Rising Insurance Premiums
Real estate investors are also focused on rising insurance premiums. Alternative risk transfer strategies, such as credit swaps, insurance binders, highly protected risk, and indemnity agreements, are being explored to minimize costs and safeguard capital expenditure reserves. Real estate owners evaluate which risks to self-insure versus transferring to third parties through contracts or insurance. Investors are working closely with brokers and insurance teams to find steps to lower rates. For example, insurance companies may offer reduced premiums to developers and property owners who implement climate risk mitigation measures.

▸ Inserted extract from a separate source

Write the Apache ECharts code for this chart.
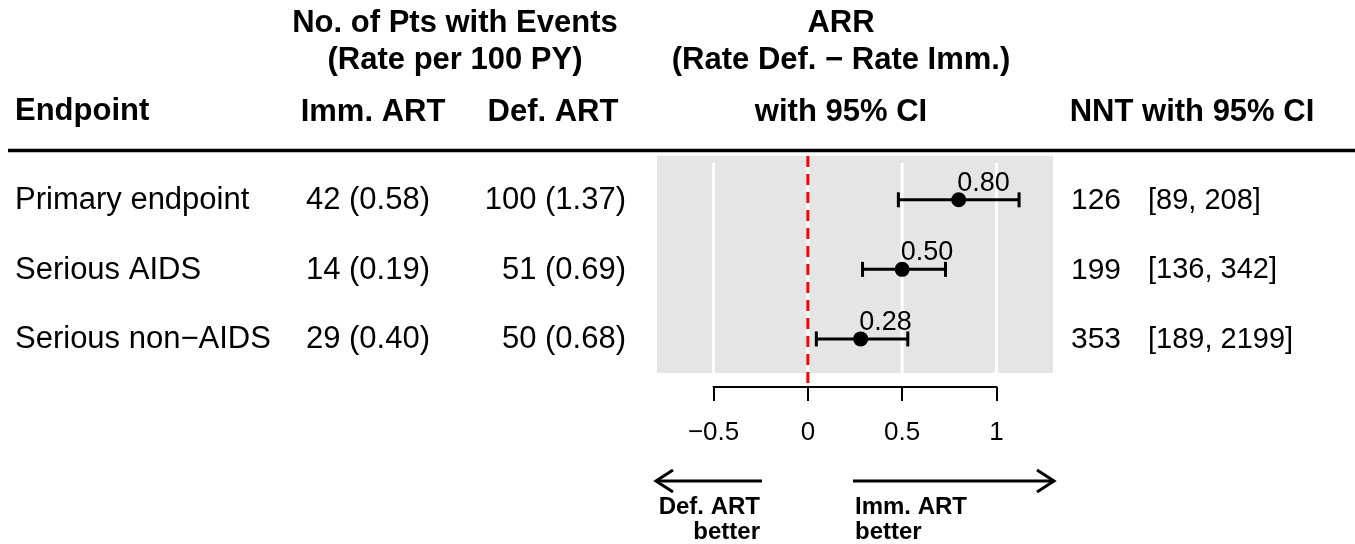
<!DOCTYPE html>
<html><head><meta charset="utf-8">
<script src="https://cdn.jsdelivr.net/npm/echarts@6/dist/echarts.min.js"></script>
<style>html,body{margin:0;padding:0;background:#fff}#c{width:1355px;height:544px}</style>
</head><body><div id="c"></div>
<script>
// ---- data ----
const endpoints = ['Primary endpoint', 'Serious AIDS', 'Serious non\u2212AIDS'];
const rows = [1, 2, 3];
const immEvents = [42, 14, 29];
const immRates = [0.58, 0.19, 0.40];
const defEvents = [100, 51, 50];
const defRates = [1.37, 0.69, 0.68];
const arr = [0.80, 0.50, 0.28];
const arrLow = [0.48, 0.29, 0.045];
const arrHigh = [1.12, 0.73, 0.53];
const nnt = [126, 199, 353];
const nntLow = [89, 136, 189];
const nntHigh = [208, 342, 2199];
const axisTicks = [-0.5, 0, 0.5, 1];

const FONT = '"Liberation Sans", Arial, Helvetica, sans-serif';
const FS = 31;
const chart = echarts.init(document.getElementById('c'), null, {renderer: 'canvas'});

const tableData = rows.map((r, i) => [0, r, i]);

function txt(x, y, text, align, opts) {
  return {
    type: 'text', x: x, y: y,
    style: Object.assign({
      text: text, fontFamily: FONT, fontSize: FS, fill: '#000',
      align: align, verticalAlign: 'middle'
    }, opts || {})
  };
}

const option = {
  animation: false,
  backgroundColor: '#fff',
  grid: [
    {left: 657, top: 156, width: 396, height: 217, show: true, backgroundColor: '#e5e5e5', borderWidth: 0},
    {left: 713.57, top: 386, width: 282.86, height: 1, show: false}
  ],
  xAxis: [
    {gridIndex: 0, type: 'value', min: -0.8, max: 1.3, show: false},
    {gridIndex: 1, type: 'value', min: -0.5, max: 1, interval: 0.5,
      axisLine: {show: true, lineStyle: {color: '#000', width: 2}},
      axisTick: {show: true, length: 14, lineStyle: {color: '#000', width: 2}},
      splitLine: {show: false},
      axisLabel: {margin: 33, fontSize: 26, fontFamily: FONT, color: '#000',
        formatter: v => String(v).replace('-', '\u2212')}
    }
  ],
  yAxis: [
    {gridIndex: 0, type: 'value', min: 0.37, max: 3.49, inverse: true, show: false},
    {gridIndex: 1, type: 'value', min: 0, max: 1, show: false}
  ],
  series: [
    { // white grid lines
      type: 'custom', xAxisIndex: 0, yAxisIndex: 0, clip: false, silent: true, z: 1,
      data: axisTicks.map(v => [v]),
      renderItem: (p, api) => {
        const cs = p.coordSys;
        const x = api.coord([api.value(0), 1])[0];
        return {type: 'line', shape: {x1: x, y1: cs.y + 7, x2: x, y2: cs.y + cs.height},
          style: {stroke: '#ffffff', lineWidth: 3}};
      }
    },
    { // red dashed reference line at 0
      type: 'custom', xAxisIndex: 0, yAxisIndex: 0, clip: false, silent: true, z: 3,
      data: [[0]],
      renderItem: (p, api) => {
        const cs = p.coordSys;
        const x = api.coord([api.value(0), 1])[0];
        return {type: 'line', shape: {x1: x, y1: cs.y, x2: x, y2: cs.y + cs.height + 10},
          style: {stroke: '#ff0000', lineWidth: 3, lineDash: [11, 7]}};
      }
    },
    { // CI error bars
      type: 'custom', xAxisIndex: 0, yAxisIndex: 0, clip: false, silent: true, z: 4,
      data: rows.map((r, i) => [arrLow[i], arrHigh[i], r]),
      renderItem: (p, api) => {
        const a = api.coord([api.value(0), api.value(2)]);
        const b = api.coord([api.value(1), api.value(2)]);
        const st = {stroke: '#000', lineWidth: 3};
        return {type: 'group', children: [
          {type: 'line', shape: {x1: a[0], y1: a[1], x2: b[0], y2: b[1]}, style: st},
          {type: 'line', shape: {x1: a[0], y1: a[1] - 7.5, x2: a[0], y2: a[1] + 7.5}, style: st},
          {type: 'line', shape: {x1: b[0], y1: b[1] - 7.5, x2: b[0], y2: b[1] + 7.5}, style: st}
        ]};
      }
    },
    { // point estimates
      type: 'scatter', xAxisIndex: 0, yAxisIndex: 0, z: 5, silent: true,
      symbol: 'circle', symbolSize: 15,
      itemStyle: {color: '#000', opacity: 1},
      data: rows.map((r, i) => [arr[i], r]),
      label: {show: true, position: [6, -9], align: 'left', verticalAlign: 'middle',
        fontFamily: FONT, fontSize: 27, color: '#000',
        formatter: p => p.value[0].toFixed(2)}
    },
    { // table text columns
      type: 'custom', xAxisIndex: 0, yAxisIndex: 0, clip: false, silent: true, z: 6,
      data: tableData,
      renderItem: (p, api) => {
        const i = api.value(2);
        const y = api.coord([0, api.value(1)])[1] + 1;
        return {type: 'group', children: [
          txt(15, y, endpoints[i], 'left'),
          txt(430, y, immEvents[i] + ' (' + immRates[i].toFixed(2) + ')', 'right'),
          txt(626, y, defEvents[i] + ' (' + defRates[i].toFixed(2) + ')', 'right'),
          txt(1071, y, String(nnt[i]), 'left', {fontSize: 30}),
          txt(1148, y, '[' + nntLow[i] + ', ' + nntHigh[i] + ']', 'left', {fontSize: 29})
        ]};
      }
    }
  ],
  graphic: [
    {type: 'line', shape: {x1: 8, y1: 150.5, x2: 1355, y2: 150.5}, style: {stroke: '#000', lineWidth: 3.5}},
    txt(455, 23, 'No. of Pts with Events', 'center', {fontWeight: 'bold'}),
    txt(455, 60, '(Rate per 100 PY)', 'center', {fontWeight: 'bold'}),
    txt(841, 23, 'ARR', 'center', {fontWeight: 'bold'}),
    txt(841, 60, '(Rate Def. \u2212 Rate Imm.)', 'center', {fontWeight: 'bold'}),
    txt(15, 111, 'Endpoint', 'left', {fontWeight: 'bold'}),
    txt(373, 112, 'Imm. ART', 'center', {fontWeight: 'bold'}),
    txt(553, 112, 'Def. ART', 'center', {fontWeight: 'bold'}),
    txt(841, 112, 'with 95% CI', 'center', {fontWeight: 'bold'}),
    txt(1192, 112, 'NNT with 95% CI', 'center', {fontWeight: 'bold'}),
    // direction arrows
    {type: 'polyline', shape: {points: [[762, 481], [656, 481]]}, style: {stroke: '#000', lineWidth: 3, fill: null}},
    {type: 'polyline', shape: {points: [[673, 470], [656, 481], [673, 492]]}, style: {stroke: '#000', lineWidth: 3, fill: null}},
    {type: 'polyline', shape: {points: [[853, 481], [1054, 481]]}, style: {stroke: '#000', lineWidth: 3, fill: null}},
    {type: 'polyline', shape: {points: [[1037, 470], [1054, 481], [1037, 492]]}, style: {stroke: '#000', lineWidth: 3, fill: null}},
    txt(760, 507, 'Def. ART', 'right', {fontWeight: 'bold', fontSize: 24}),
    txt(760, 532, 'better', 'right', {fontWeight: 'bold', fontSize: 24}),
    txt(855, 507, 'Imm. ART', 'left', {fontWeight: 'bold', fontSize: 24}),
    txt(855, 532, 'better', 'left', {fontWeight: 'bold', fontSize: 24})
  ]
};
chart.setOption(option);
</script>
</body></html>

Institutional commercial real estate investors are increasingly prioritizing sustainability and climate risk mitigation in their portfolios due to mounting transition and physical climate risks. Effective data management has emerged as a critical factor in navigating this evolving landscape. Data-driven insights allow investors to seize opportunities, foster resilience, meet changing tenant demands, and contribute to a sustainable future for the commercial real estate sector.
Understanding and leveraging sustainability-oriented financing sources is complex, but investors can navigate these options by:
- Networking with industry associations and working groups.
- Staying informed about current and upcoming regulations.
- Understanding utility and municipal incentives through resources like the Database of State Incentives for Renewables & Efficiency.
- Exploring CPACE (Commercial Property Assessed Clean Energy) financing.
- Piloting and testing financial strategies within portfolios.
- Reviewing industry reports, policy guidebooks, white papers, and federal websites.
- Using advisory consulting support.
By adopting data-driven strategies and exploring diverse financing options, investors can significantly enhance the sustainability and resilience of their commercial real estate portfolios. Embracing these approaches will help meet regulatory requirements, tenant expectations, and company goals while yielding higher risk-adjusted returns.